Autonomous Indoor Robot Navigation via Siamese Deep Convolutional Neural Network

Abstract

The vast majority of indoor navigation algorithms either rely on manual scene augmentation and labelling or exploit multi-sensor fusion techniques in achieving simultaneous localization and mapping (SLAM), leading to high computational costs, hardware complexities and robustness deficiencies. This paper proposes an efficient and robust deep learning-based indoor navigation framework for robots. Firstly, we put forward an end-to-end trainable siamese deep convolutional neural network (DCNN) which decomposes navigation into orientation and localization in one branch, while achieving semantic scene mapping in another. In mitigating the computational costs associated with DCNNs, the proposed model design shares a significant amount of convolutional operations between the two branches, streamlining the model and optimizing for efficiency in terms of memory and inference latency.

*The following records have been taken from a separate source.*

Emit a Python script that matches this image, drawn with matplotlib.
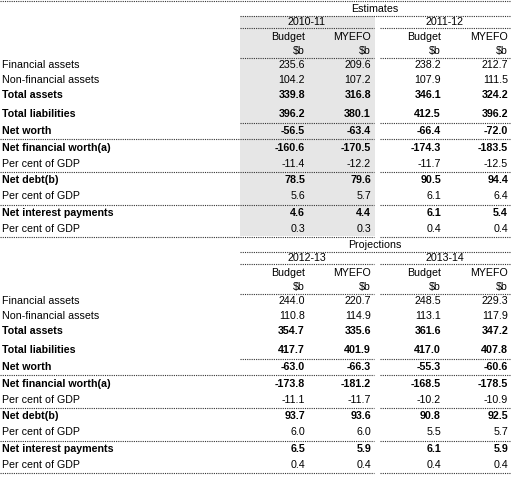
import matplotlib
matplotlib.use("Agg")
import matplotlib.pyplot as plt

row_labels = ["Financial assets", "Non-financial assets", "Total assets", "Total liabilities",
              "Net worth", "Net financial worth(a)", "Per cent of GDP", "Net debt(b)",
              "Per cent of GDP", "Net interest payments", "Per cent of GDP"]
bold_rows = [False, False, True, True, True, True, False, True, False, True, False]
years_top = ["2010-11", "2011-12"]
years_bot = ["2012-13", "2013-14"]
est_values = [
    ["235.6", "209.6", "238.2", "212.7"],
    ["104.2", "107.2", "107.9", "111.5"],
    ["339.8", "316.8", "346.1", "324.2"],
    ["396.2", "380.1", "412.5", "396.2"],
    ["-56.5", "-63.4", "-66.4", "-72.0"],
    ["-160.6", "-170.5", "-174.3", "-183.5"],
    ["-11.4", "-12.2", "-11.7", "-12.5"],
    ["78.5", "79.6", "90.5", "94.4"],
    ["5.6", "5.7", "6.1", "6.4"],
    ["4.6", "4.4", "6.1", "5.4"],
    ["0.3", "0.3", "0.4", "0.4"],
]
proj_values = [
    ["244.0", "220.7", "248.5", "229.3"],
    ["110.8", "114.9", "113.1", "117.9"],
    ["354.7", "335.6", "361.6", "347.2"],
    ["417.7", "401.9", "417.0", "407.8"],
    ["-63.0", "-66.3", "-55.3", "-60.6"],
    ["-173.8", "-181.2", "-168.5", "-178.5"],
    ["-11.1", "-11.7", "-10.2", "-10.9"],
    ["93.7", "93.6", "90.8", "92.5"],
    ["6.0", "6.0", "5.5", "5.7"],
    ["6.5", "5.9", "6.1", "5.9"],
    ["0.4", "0.4", "0.4", "0.4"],
]

plt.rcParams['font.family'] = ['Liberation Sans', 'DejaVu Sans']
fig = plt.figure(figsize=(5.13, 4.79), dpi=100)
ax = fig.add_axes([0, 0, 1, 1])
ax.set_xlim(0, 513)
ax.set_ylim(479, 0)
ax.axis('off')

FS = 7.7
col_right = [305, 371, 441, 508]
lc = '#333333'

def hline(y, x0, x1):
    ax.plot([x0, x1], [y, y], color=lc, lw=0.8, ls=(0, (1, 1)))

def block(y0, title, years, values, shade):
    row_off = [65, 80, 95, 114, 131, 148, 164, 180, 196, 213, 229]
    if shade:
        ax.add_patch(plt.Rectangle((240, y0 + 16), 135, 236 - 16, color='#e6e6e6', lw=0, zorder=0))
    ax.text(375, y0 + 9, title, ha='center', va='center', fontsize=FS)
    hline(y0 + 16, 240, 510)
    ax.text(307, y0 + 22, years[0], ha='center', va='center', fontsize=FS)
    ax.text(445, y0 + 22, years[1], ha='center', va='center', fontsize=FS)
    hline(y0 + 28, 240, 374)
    hline(y0 + 28, 380, 510)
    for i, xr in enumerate(col_right):
        ax.text(xr, y0 + 37, ["Budget", "MYEFO"][i % 2], ha='right', va='center', fontsize=FS)
        ax.text(xr, y0 + 51, "$b", ha='right', va='center', fontsize=FS)
    hline(y0 + 58, 240, 374)
    hline(y0 + 58, 380, 510)
    for r, (lab, b) in enumerate(zip(row_labels, bold_rows)):
        y = y0 + row_off[r]
        fw = 'bold' if b else 'normal'
        ax.text(2, y, lab, ha='left', va='center', fontsize=FS, fontweight=fw)
        for c, xr in enumerate(col_right):
            ax.text(xr, y, values[r][c], ha='right', va='center', fontsize=FS, fontweight=fw)
    hline(y0 + 123, 240, 374)
    hline(y0 + 123, 380, 510)
    for yy in (139, 172, 205, 237):
        hline(y0 + yy, 0, 374)
        hline(y0 + yy, 380, 510)

hline(1, 0, 510)
block(0, "Estimates", years_top, est_values, True)
block(236, "Projections", years_bot, proj_values, False)

fig.savefig("out.png", dpi=100)
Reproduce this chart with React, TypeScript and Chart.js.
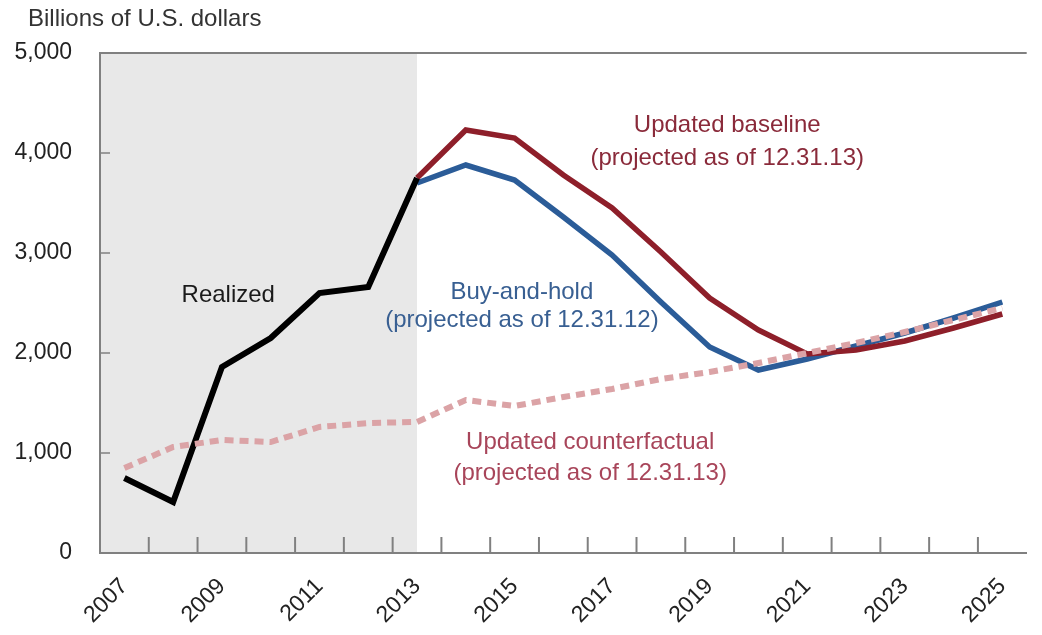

Secondly, a transfer learning regime is explored in demonstrating how such siamese DCNNs can be efficiently trained for high convergence rates without extensive manual dataset labelling. The resulting siamese framework combines semantic scene understanding with orientation estimation towards predicting collision-free and optimal navigation paths. Experimental results demonstrate that the proposed framework achieves accurate and efficient navigation and outperforms existing "navigation-by-classification" variants.